Archive for the ‘Literacy Gap between Boys and Girls?’ Category

Why the Literacy Gap between Boys and Girls?

Friday, September 24th, 2010

If you’re the parent of boys, you should be aware there is an alarming reading gap between boys and girls.  More boys than girls score below the proficiency level on the National Assessment of Educational Progress reading test.  Apparently, girls in EVERY socio-economic and ethnic group, including children of middle-class, college-educated parents, score higher than boys.

Why this literacy gap between boys and girls?  According to Thomas Spence in “How to Raise Boys Who Read” in this morning’s Wall Street Journal, this boy-girl literacy gap coincides with the exponential growth of video games and other electronic entertainment over the last decade.

Researchers found that boys spend far more time plugged in to electronic media than girls do.  “Boys with video games at home spend more time playing them than reading and their academic performance suffers substantially,” Spence says.  If you’re the parent of a boy, you may have experienced this.  The author cautions parents to “keep electronic media, especially video games and recreational Internet under control (that is to say, almost completely absent).  Then fill your shelves with good books.”  Deprived of electronic stimulation, boys may actually pick up a book.

Spence concludes by stating: “There is no literacy gap between home-schooled boys and girls.”   Might it be these homes expose their children to little or no electronic media or at least keep it under control?

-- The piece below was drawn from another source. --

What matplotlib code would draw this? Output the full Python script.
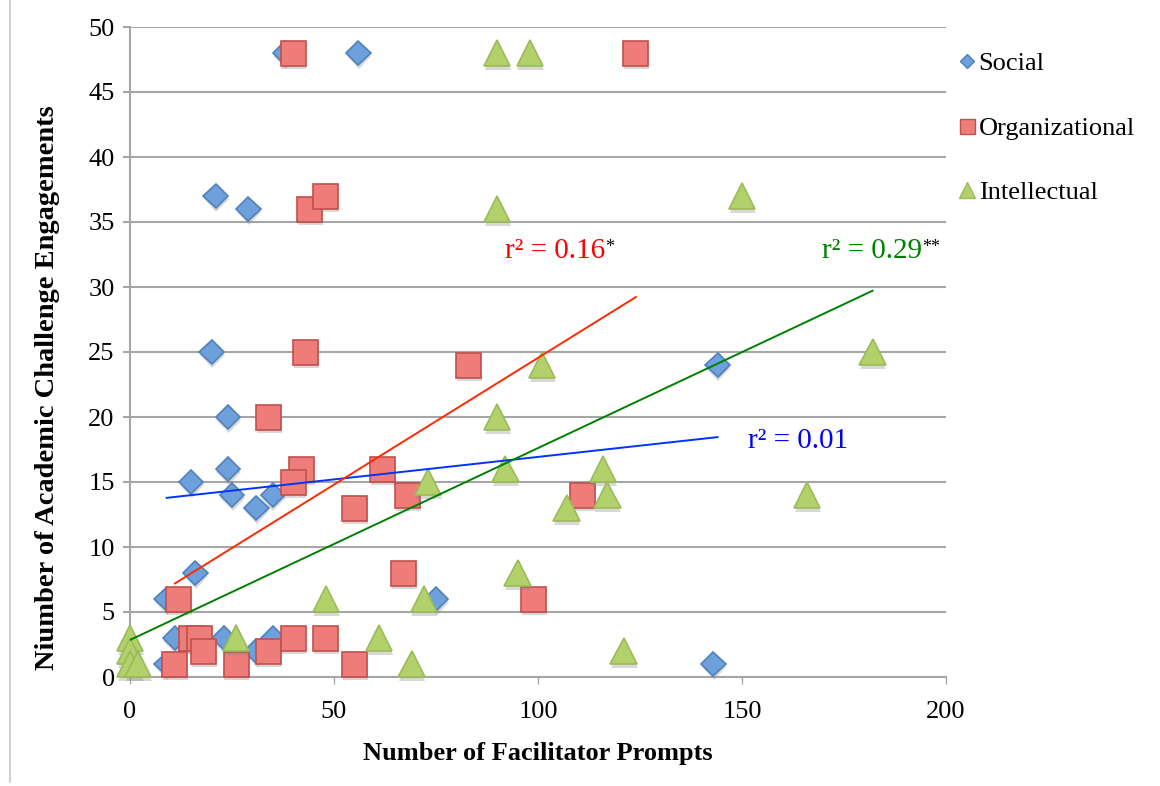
import numpy as np
import matplotlib
matplotlib.use("Agg")
import matplotlib.pyplot as plt
import matplotlib.patheffects as pe
from matplotlib.lines import Line2D

# -------------------------------
# Data
# -------------------------------
social_x = [38, 56, 21, 29, 20, 24, 24, 15, 25, 31, 35, 16, 9, 11, 23, 35, 31, 9, 75, 143, 144]
social_y = [48, 48, 37, 36, 25, 20, 16, 15, 14, 13, 14, 8, 6, 3, 3, 3, 2, 1, 6, 1, 24]

org_x = [40, 124, 44, 48, 43, 83, 34, 42, 40, 62, 68, 55, 111, 99, 67, 12, 15, 17, 18, 11, 26, 34, 40, 48, 55]
org_y = [48, 48, 36, 37, 25, 24, 20, 16, 15, 16, 14, 13, 14, 6, 8, 6, 3, 3, 2, 1, 1, 2, 3, 3, 1]

intel_x = [90, 98, 90, 150, 182, 101, 90, 92, 73, 116, 117, 107, 166, 95, 48, 72, 26, 61, 69, 121, 0, 0, 0, 2]
intel_y = [48, 48, 36, 37, 25, 24, 20, 16, 15, 16, 14, 13, 14, 8, 6, 6, 3, 3, 1, 2, 3, 2, 1, 1]

# linear trend coefficients (slope, intercept) and r^2 labels
trend_social = (0.0346, 13.47)
trend_org = (0.195, 5.05)
trend_intel = (0.1476, 2.85)
r2_labels = ["r\u00b2 = 0.01", "r\u00b2 = 0.16", "r\u00b2 = 0.29"]
r2_stars = ["", "*", "**"]

x_ticks = [0, 50, 100, 150, 200]
y_ticks = list(range(0, 51, 5))

# -------------------------------
# Figure
# -------------------------------
plt.rcParams["font.family"] = ["Liberation Serif", "DejaVu Serif"]

fig = plt.figure(figsize=(11.6, 7.86), dpi=100)
ax = fig.add_axes([130 / 1160, 109 / 786, 816 / 1160, 650 / 786])

grid_c = "#a6a6a6"
shadow = [pe.SimplePatchShadow(offset=(0.5, -2.5), shadow_rgbFace="#808080", alpha=0.3), pe.Normal()]

series = [
    ("Social", social_x, social_y, "D", 12.5, "#6ea0dc", "#4f81bd", trend_social, "#0033ff"),
    ("Organizational", org_x, org_y, "s", 18, "#ee7d7a", "#c0504d", trend_org, "#ff2a00"),
    ("Intellectual", intel_x, intel_y, "^", 19, "#b3d16b", "#9bbb59", trend_intel, "#008000"),
]

for name, xs, ys, mk, ms, fc, ec, _, _ in series:
    ax.plot(xs, ys, linestyle="none", marker=mk, markersize=ms, markerfacecolor=fc,
            markeredgecolor=ec, markeredgewidth=1.2, clip_on=False, zorder=3,
            path_effects=shadow)

# trend lines over each series' x range
for name, xs, ys, mk, ms, fc, ec, (m, b), lc in series:
    xr = np.array([min(xs), max(xs)])
    ax.plot(xr, m * xr + b, color=lc, linewidth=1.4, zorder=4)

# r^2 annotations
text_pos = [(151.5, 18.15), (91.8, 32.8), (169.5, 32.8)]
text_col = ["#0000ff", "#ff0000", "#008000"]
for (tx, ty), lab, star, col in zip(text_pos, r2_labels, r2_stars, text_col):
    t = ax.text(tx, ty, lab, color=col, fontsize=21, ha="left", va="center", zorder=5)
    if star:
        ax.annotate(star, xy=(1, 0.95), xycoords=t, fontsize=13, color="black",
                    ha="left", va="top")

ax.set_xlim(0, 200)
ax.set_ylim(0, 50)
ax.set_xticks(x_ticks)
ax.set_yticks(y_ticks)
ax.yaxis.grid(True, color=grid_c, linewidth=1.5)
ax.set_axisbelow(True)

for s in ["top", "right"]:
    ax.spines[s].set_visible(False)
for s in ["left", "bottom"]:
    ax.spines[s].set_color(grid_c)
    ax.spines[s].set_linewidth(1.5)

ax.tick_params(axis="y", length=5, width=1.5, color=grid_c, labelsize=19, pad=6)
ax.tick_params(axis="x", length=5, width=1.0, color=grid_c, labelsize=19, pad=12)

ax.set_xlabel("Number of Facilitator Prompts", fontsize=19, fontweight="bold")
ax.set_ylabel("Niumber of Academic Challenge Engagements", fontsize=20.5, fontweight="bold")
ax.xaxis.set_label_coords(0.5, -0.1)
ax.yaxis.set_label_coords(-0.086, 0.445)

# legend
handles = [Line2D([], [], linestyle="none", marker=mk, markersize=ms * 0.6, markerfacecolor=fc,
                  markeredgecolor=ec, markeredgewidth=1.0)
           for name, xs, ys, mk, ms, fc, ec, _, _ in series]
ax.legend(handles, [s[0] for s in series], loc="upper left", bbox_to_anchor=(0.99, 0.99),
          frameon=False, fontsize=19, handlelength=0.8, handletextpad=0.05,
          labelspacing=1.55, borderaxespad=0.3)

# thin chart border on the left
fig.add_artist(Line2D([10 / 1160, 10 / 1160], [0.005, 1.0], color="#c8c8c8", linewidth=1.2))

fig.savefig("out.png", dpi=100)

Might it be that parents of home-schooled children place a high value on literacy and do all they can to ensure their children – boys and girls – become proficient readers?  Many home-school parents often make great financial sacrifices to educate their children. Home-school families have less money to fill their homes with video games but I believe home-school parents have less desire to do so as they are the hands-on educators of their children. Why would they want video games and the like compete with the educational goals set forth in their homes? Then, of course, there is more parent-child interacftion in a homsechool family.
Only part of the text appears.